Task to complete → Copy exactly the lines from the start of the material through the line with "YAxis, CartesianGrid, ReferenceLine". Pictures stay out of the copy.

Raw data →
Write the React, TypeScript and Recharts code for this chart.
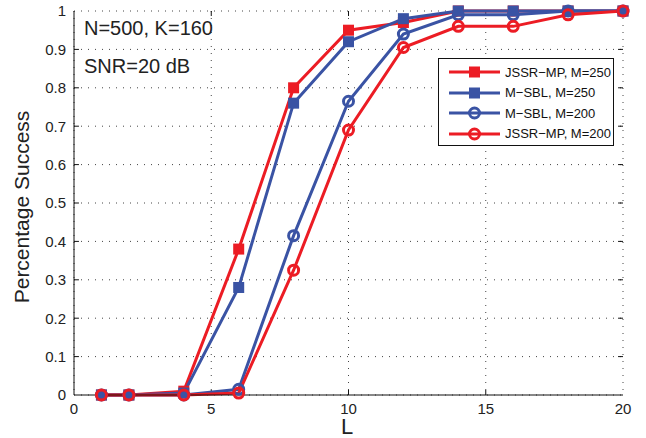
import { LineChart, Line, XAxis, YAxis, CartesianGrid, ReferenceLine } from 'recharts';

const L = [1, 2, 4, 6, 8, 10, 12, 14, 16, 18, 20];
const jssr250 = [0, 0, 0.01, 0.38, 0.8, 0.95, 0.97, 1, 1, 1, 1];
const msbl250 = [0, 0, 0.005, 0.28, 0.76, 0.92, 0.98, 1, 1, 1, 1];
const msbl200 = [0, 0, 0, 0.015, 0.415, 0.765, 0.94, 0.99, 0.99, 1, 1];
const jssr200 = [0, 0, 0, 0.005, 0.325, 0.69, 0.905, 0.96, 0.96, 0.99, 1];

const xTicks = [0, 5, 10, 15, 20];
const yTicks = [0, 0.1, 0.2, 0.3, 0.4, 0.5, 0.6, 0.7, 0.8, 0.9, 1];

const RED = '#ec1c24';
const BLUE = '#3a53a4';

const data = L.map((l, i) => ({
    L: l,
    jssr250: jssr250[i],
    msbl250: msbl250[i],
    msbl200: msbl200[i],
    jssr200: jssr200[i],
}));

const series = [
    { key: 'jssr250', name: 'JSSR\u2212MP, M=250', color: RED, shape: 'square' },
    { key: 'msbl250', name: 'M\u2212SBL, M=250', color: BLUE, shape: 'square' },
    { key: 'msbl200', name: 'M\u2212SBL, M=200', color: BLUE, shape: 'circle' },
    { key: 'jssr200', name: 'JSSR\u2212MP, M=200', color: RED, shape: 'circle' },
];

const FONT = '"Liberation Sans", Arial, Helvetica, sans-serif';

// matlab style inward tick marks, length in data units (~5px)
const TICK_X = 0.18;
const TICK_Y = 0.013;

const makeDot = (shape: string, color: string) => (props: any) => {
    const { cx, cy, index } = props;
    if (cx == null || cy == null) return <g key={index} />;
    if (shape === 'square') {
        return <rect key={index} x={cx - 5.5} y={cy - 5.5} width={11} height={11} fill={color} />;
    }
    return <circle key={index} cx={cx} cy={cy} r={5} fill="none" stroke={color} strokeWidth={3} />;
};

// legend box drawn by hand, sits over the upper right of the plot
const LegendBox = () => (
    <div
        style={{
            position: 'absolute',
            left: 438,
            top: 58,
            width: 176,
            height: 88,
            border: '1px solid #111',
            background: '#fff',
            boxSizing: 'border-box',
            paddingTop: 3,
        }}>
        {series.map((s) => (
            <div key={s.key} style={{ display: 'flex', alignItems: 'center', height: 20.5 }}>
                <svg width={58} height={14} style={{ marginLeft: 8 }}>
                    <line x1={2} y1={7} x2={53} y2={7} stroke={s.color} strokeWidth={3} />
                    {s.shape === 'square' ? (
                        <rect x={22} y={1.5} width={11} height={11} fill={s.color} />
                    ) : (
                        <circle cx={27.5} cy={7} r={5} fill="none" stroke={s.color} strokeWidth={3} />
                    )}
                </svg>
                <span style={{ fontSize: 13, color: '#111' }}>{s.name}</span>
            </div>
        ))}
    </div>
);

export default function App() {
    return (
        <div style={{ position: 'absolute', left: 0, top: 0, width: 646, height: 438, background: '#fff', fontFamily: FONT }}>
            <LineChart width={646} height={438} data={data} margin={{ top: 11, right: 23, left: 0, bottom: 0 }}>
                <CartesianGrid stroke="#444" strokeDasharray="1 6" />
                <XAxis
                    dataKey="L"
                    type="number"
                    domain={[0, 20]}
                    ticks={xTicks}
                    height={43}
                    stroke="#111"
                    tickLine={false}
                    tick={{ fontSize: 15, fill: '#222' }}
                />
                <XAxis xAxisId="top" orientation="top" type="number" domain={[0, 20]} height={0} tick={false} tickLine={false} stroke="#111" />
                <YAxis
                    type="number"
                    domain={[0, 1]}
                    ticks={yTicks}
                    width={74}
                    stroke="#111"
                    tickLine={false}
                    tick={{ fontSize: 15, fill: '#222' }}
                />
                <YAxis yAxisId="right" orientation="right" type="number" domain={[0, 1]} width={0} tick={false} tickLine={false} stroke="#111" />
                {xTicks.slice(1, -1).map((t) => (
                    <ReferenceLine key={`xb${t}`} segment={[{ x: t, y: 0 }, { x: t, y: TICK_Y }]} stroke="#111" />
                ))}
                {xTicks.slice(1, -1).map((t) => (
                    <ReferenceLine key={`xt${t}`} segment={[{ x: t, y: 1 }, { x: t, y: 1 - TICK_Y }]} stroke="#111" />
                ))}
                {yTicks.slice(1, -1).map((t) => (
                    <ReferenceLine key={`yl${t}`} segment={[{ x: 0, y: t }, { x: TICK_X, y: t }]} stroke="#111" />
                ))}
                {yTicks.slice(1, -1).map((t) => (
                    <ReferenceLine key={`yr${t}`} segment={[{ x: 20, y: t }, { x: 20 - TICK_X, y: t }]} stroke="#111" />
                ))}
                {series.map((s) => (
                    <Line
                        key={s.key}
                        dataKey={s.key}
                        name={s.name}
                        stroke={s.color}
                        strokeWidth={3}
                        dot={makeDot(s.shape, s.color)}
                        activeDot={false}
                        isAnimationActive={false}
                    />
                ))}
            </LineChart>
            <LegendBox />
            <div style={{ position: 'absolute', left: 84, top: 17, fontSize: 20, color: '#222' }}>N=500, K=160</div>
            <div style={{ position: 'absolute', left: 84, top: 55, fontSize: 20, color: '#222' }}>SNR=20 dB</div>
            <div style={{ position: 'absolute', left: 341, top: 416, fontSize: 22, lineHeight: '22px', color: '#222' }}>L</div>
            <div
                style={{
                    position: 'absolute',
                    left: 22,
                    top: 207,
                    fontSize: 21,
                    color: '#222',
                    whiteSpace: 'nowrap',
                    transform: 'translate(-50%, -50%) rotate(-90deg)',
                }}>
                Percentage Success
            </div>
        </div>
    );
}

Solution to the exercise →
Write the React, TypeScript and Recharts code for this chart.
import { LineChart, Line, XAxis, YAxis, CartesianGrid, ReferenceLine } from 'recharts';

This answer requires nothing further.